Third, if you really don't think the first movement of _Spring_ contains a series of musical imitations of thematically related (that is, all spring-related) nature sounds, and if you really don't think the second movement of _Summer_ or the end of the first movement of _Autumn_ conveys, more particularly, a _story_, then I'm guessing you just haven't listened to them in a while.

-----

To be clear, I'm not saying Vivaldi should be regarded as program music. I'm saying Beethoven shouldn't be either.

-----

That said, Beethoven's symphony 7 (not 6) is better with the program I made up for it when I was, let's say, 10.


----------



## Cosmos (Jun 28, 2013)

Harold in Columbia said:


> First, that doesn't matter.
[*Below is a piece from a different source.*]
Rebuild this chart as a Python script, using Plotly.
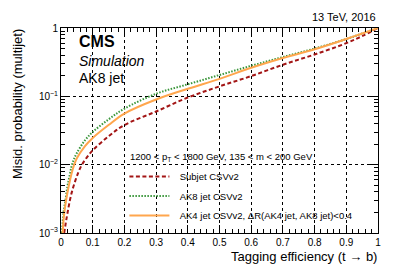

The text pertaining to Strauss' 100% certified tone poem _Death and Transfiguration_ was written (not by the composer) after the music.
> 
> Second, music conveying emotions is way older than Beethoven or Vivaldi.
> 
> ...


Interesting...you highlight why Vivaldi's Four Seasons are programatic, but then say that they shouldn't be, along with Beethoven's 6th, another programatic work.


----------



## clavichorder (May 2, 2011)

I find that the bizarre and enigmatic titles of Alkan's miniatures often enhance the music for me. He has caused me to laugh many times, which is a tremendous feat out of the middle of the romantic Era.


----------



## Fortinbras Armstrong (Dec 29, 2013)

No one has mentioned Pictures At An Exhibition?


----------